[GIVEN TASK] Quote all lines below exactly. Images stay out.

[INFORMATION SUPPLIED]
-- Start --

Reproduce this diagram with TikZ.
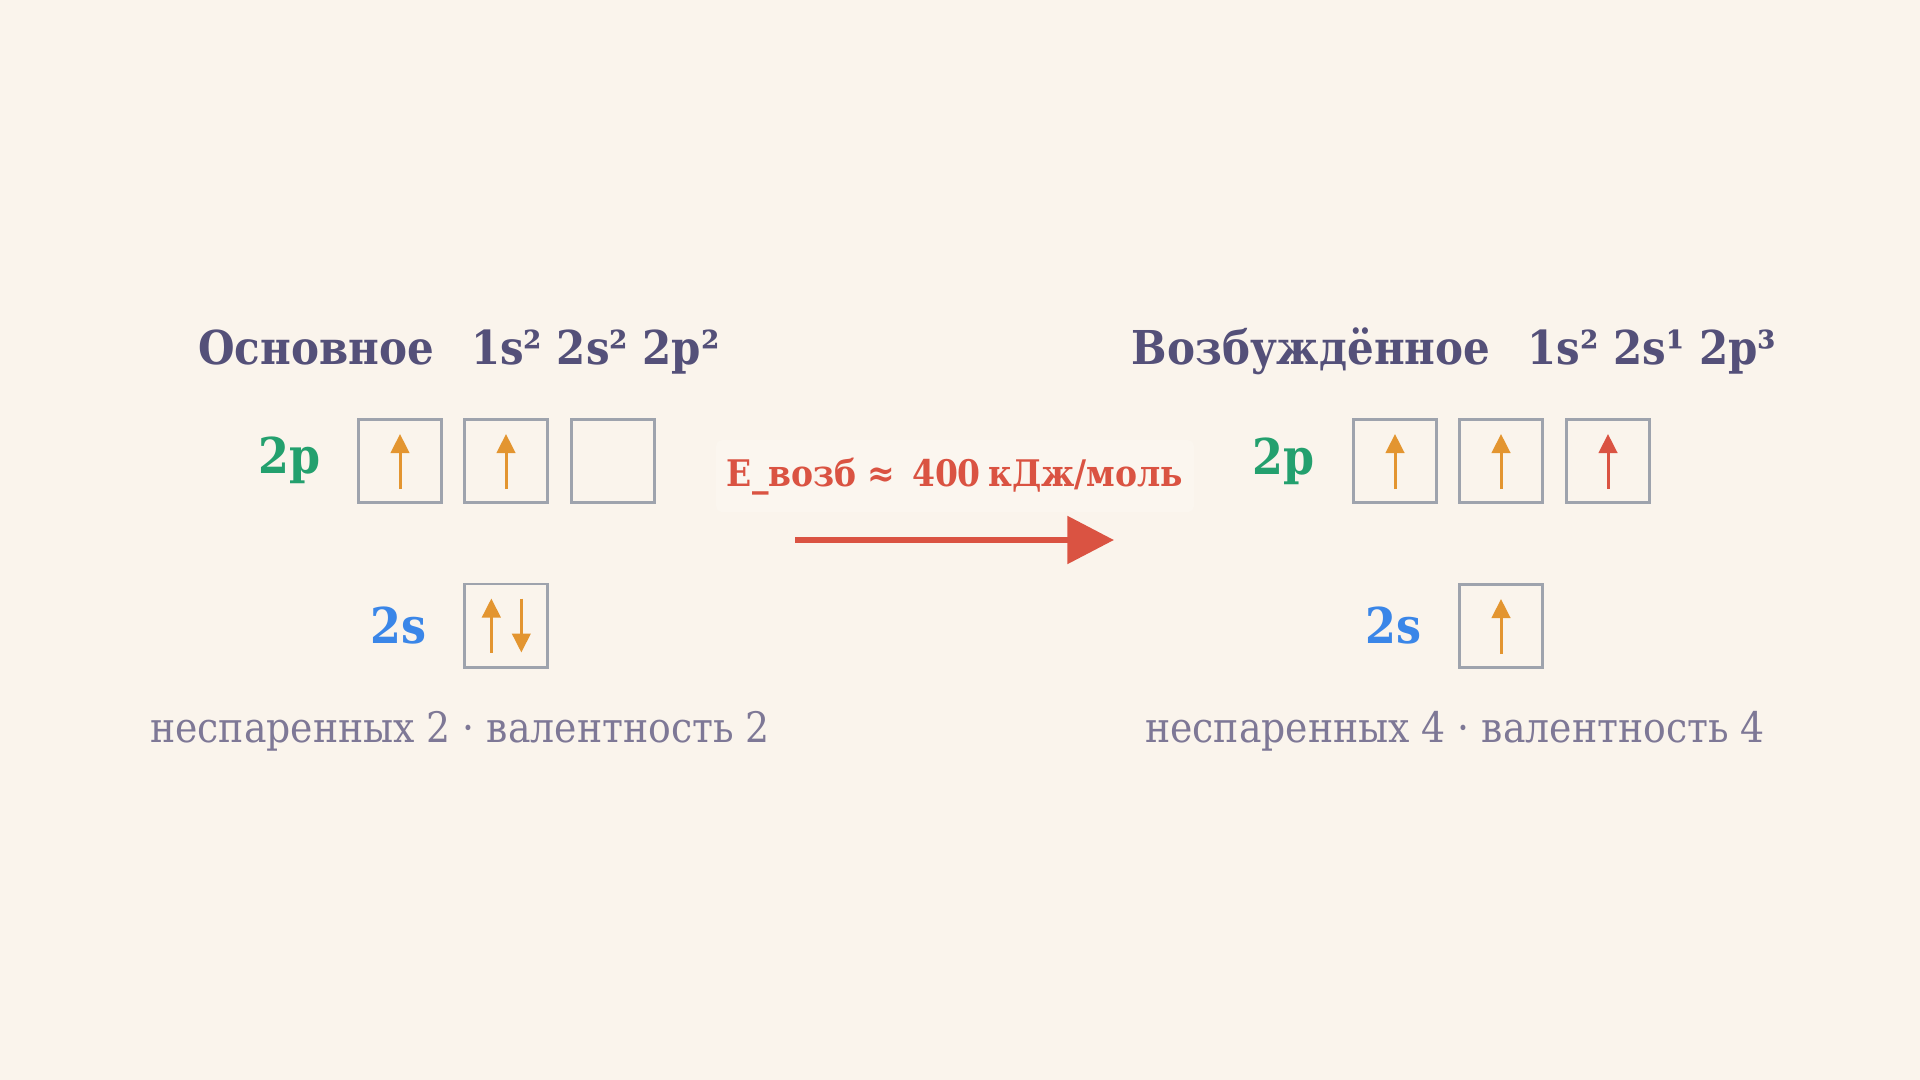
\documentclass[tikz,border=0pt]{standalone}
\usepackage{fontspec}
\setmainfont{DejaVu Serif Condensed}
\usetikzlibrary{arrows.meta}
\definecolor{bg}{HTML}{FAF4EC}
\definecolor{labelbg}{HTML}{FBF6EF}
\definecolor{titlec}{HTML}{545079}
\definecolor{greenc}{HTML}{23A06E}
\definecolor{bluec}{HTML}{3A86E8}
\definecolor{spinor}{HTML}{E39530}
\definecolor{redc}{HTML}{DA5342}
\definecolor{boxgray}{HTML}{9EA3AD}
\definecolor{notec}{HTML}{7E7896}
\tikzset{
  orb/.style={draw=boxgray, line width=1.9pt, minimum width=62.6pt, minimum height=62.6pt, inner sep=0pt},
  spin/.style={draw=spinor, line width=2.25pt, -{Triangle[length=14.25pt,width=13.8pt]}},
  ttl/.style={text=titlec, font=\bfseries\fontsize{35}{40}\selectfont, anchor=base, inner sep=0pt},
  plab/.style={text=greenc, font=\bfseries\fontsize{37}{42}\selectfont, anchor=base east, inner sep=0pt},
  slab/.style={text=bluec, font=\bfseries\fontsize{37}{42}\selectfont, anchor=base east, inner sep=0pt},
  note/.style={text=notec, font=\fontsize{31.5}{36}\selectfont, anchor=base, inner sep=0pt},
  elab/.style={text=redc, fill=labelbg, rounded corners=4pt, font=\bfseries\fontsize{27.5}{32}\selectfont, anchor=base, inner xsep=8pt, inner ysep=13pt},
  bigarrow/.style={draw=redc, line width=4.9pt, -{Triangle[length=35pt,width=35pt]}}
}
\begin{document}
\begin{tikzpicture}[x=0.75pt,y=-0.75pt]
\useasboundingbox (0,0) rectangle (1920,1080);
\fill[bg] (0,0) rectangle (1920,1080);

% left: ground state
\node[ttl] (t1) at (459,365) {Основное\hspace{0.8em}1s² 2s² 2p²};
\node[plab] (p1) at (321,473) {2p};
\node[orb] (a1) at (400,461) {};
\node[orb] (a2) at (506,461) {};
\node[orb] (a3) at (613,461) {};
\node[slab] (s1) at (427,643) {2s};
\node[orb] (as) at (506,625.5) {};
\node[note] (n1) at (460,742) {неспаренных 2 · валентность 2};

\draw[spin] ([yshift=-21pt]a1.center) -- ([yshift=20.25pt]a1.center);
\draw[spin] ([yshift=-21pt]a2.center) -- ([yshift=20.25pt]a2.center);
\draw[spin] ([xshift=-11pt,yshift=-20.25pt]as.center) -- ([xshift=-11pt,yshift=20.25pt]as.center);
\draw[spin] ([xshift=11.5pt,yshift=20.25pt]as.center) -- ([xshift=11.5pt,yshift=-20.25pt]as.center);

% middle
\node[elab] (e) at (955,486) {E\_возб ≈\hspace{0.45em}400\hspace{0.2em}кДж/моль};
\coordinate (ar0) at (795,540);
\coordinate (ar1) at (1114,540);
\draw[bigarrow] (ar0) -- (ar1);

% right: excited state
\node[ttl] (t2) at (1454,365) {Возбуждённое\hspace{0.8em}1s² 2s¹ 2p³};
\node[plab] (p2) at (1315,474) {2p};
\node[orb] (b1) at (1395,461) {};
\node[orb] (b2) at (1501,461) {};
\node[orb] (b3) at (1608,461) {};
\node[slab] (s2) at (1422,643) {2s};
\node[orb] (bs) at (1501,626) {};
\node[note] (n2) at (1455,742) {неспаренных 4 · валентность 4};

\draw[spin] ([yshift=-21pt]b1.center) -- ([yshift=20.25pt]b1.center);
\draw[spin] ([yshift=-21pt]b2.center) -- ([yshift=20.25pt]b2.center);
\draw[spin, draw=redc, fill=redc] ([yshift=-21pt]b3.center) -- ([yshift=20.25pt]b3.center);
\draw[spin] ([yshift=-21pt]bs.center) -- ([yshift=20.25pt]bs.center);
\end{tikzpicture}
\end{document}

-- End --

[THE SOLUTION]
Reproduce this diagram with TikZ.
\documentclass[tikz,border=0pt]{standalone}
\usepackage{fontspec}
\setmainfont{DejaVu Serif Condensed}
\usetikzlibrary{arrows.meta}
\definecolor{bg}{HTML}{FAF4EC}
\definecolor{labelbg}{HTML}{FBF6EF}
\definecolor{titlec}{HTML}{545079}
\definecolor{greenc}{HTML}{23A06E}
\definecolor{bluec}{HTML}{3A86E8}
\definecolor{spinor}{HTML}{E39530}
\definecolor{redc}{HTML}{DA5342}
\definecolor{boxgray}{HTML}{9EA3AD}
\definecolor{notec}{HTML}{7E7896}
\tikzset{
  orb/.style={draw=boxgray, line width=1.9pt, minimum width=62.6pt, minimum height=62.6pt, inner sep=0pt},
  spin/.style={draw=spinor, line width=2.25pt, -{Triangle[length=14.25pt,width=13.8pt]}},
  ttl/.style={text=titlec, font=\bfseries\fontsize{35}{40}\selectfont, anchor=base, inner sep=0pt},
  plab/.style={text=greenc, font=\bfseries\fontsize{37}{42}\selectfont, anchor=base east, inner sep=0pt},
  slab/.style={text=bluec, font=\bfseries\fontsize{37}{42}\selectfont, anchor=base east, inner sep=0pt},
  note/.style={text=notec, font=\fontsize{31.5}{36}\selectfont, anchor=base, inner sep=0pt},
  elab/.style={text=redc, fill=labelbg, rounded corners=4pt, font=\bfseries\fontsize{27.5}{32}\selectfont, anchor=base, inner xsep=8pt, inner ysep=13pt},
  bigarrow/.style={draw=redc, line width=4.9pt, -{Triangle[length=35pt,width=35pt]}}
}
\begin{document}
\begin{tikzpicture}[x=0.75pt,y=-0.75pt]
\useasboundingbox (0,0) rectangle (1920,1080);
\fill[bg] (0,0) rectangle (1920,1080);

% left: ground state
\node[ttl] (t1) at (459,365) {Основное\hspace{0.8em}1s² 2s² 2p²};
\node[plab] (p1) at (321,473) {2p};
\node[orb] (a1) at (400,461) {};
\node[orb] (a2) at (506,461) {};
\node[orb] (a3) at (613,461) {};
\node[slab] (s1) at (427,643) {2s};
\node[orb] (as) at (506,625.5) {};
\node[note] (n1) at (460,742) {неспаренных 2 · валентность 2};

\draw[spin] ([yshift=-21pt]a1.center) -- ([yshift=20.25pt]a1.center);
\draw[spin] ([yshift=-21pt]a2.center) -- ([yshift=20.25pt]a2.center);
\draw[spin] ([xshift=-11pt,yshift=-20.25pt]as.center) -- ([xshift=-11pt,yshift=20.25pt]as.center);
\draw[spin] ([xshift=11.5pt,yshift=20.25pt]as.center) -- ([xshift=11.5pt,yshift=-20.25pt]as.center);

% middle
\node[elab] (e) at (955,486) {E\_возб ≈\hspace{0.45em}400\hspace{0.2em}кДж/моль};
\coordinate (ar0) at (795,540);
\coordinate (ar1) at (1114,540);
\draw[bigarrow] (ar0) -- (ar1);

% right: excited state
\node[ttl] (t2) at (1454,365) {Возбуждённое\hspace{0.8em}1s² 2s¹ 2p³};
\node[plab] (p2) at (1315,474) {2p};
\node[orb] (b1) at (1395,461) {};
\node[orb] (b2) at (1501,461) {};
\node[orb] (b3) at (1608,461) {};
\node[slab] (s2) at (1422,643) {2s};
\node[orb] (bs) at (1501,626) {};
\node[note] (n2) at (1455,742) {неспаренных 4 · валентность 4};

\draw[spin] ([yshift=-21pt]b1.center) -- ([yshift=20.25pt]b1.center);
\draw[spin] ([yshift=-21pt]b2.center) -- ([yshift=20.25pt]b2.center);
\draw[spin, draw=redc, fill=redc] ([yshift=-21pt]b3.center) -- ([yshift=20.25pt]b3.center);
\draw[spin] ([yshift=-21pt]bs.center) -- ([yshift=20.25pt]bs.center);
\end{tikzpicture}
\end{document}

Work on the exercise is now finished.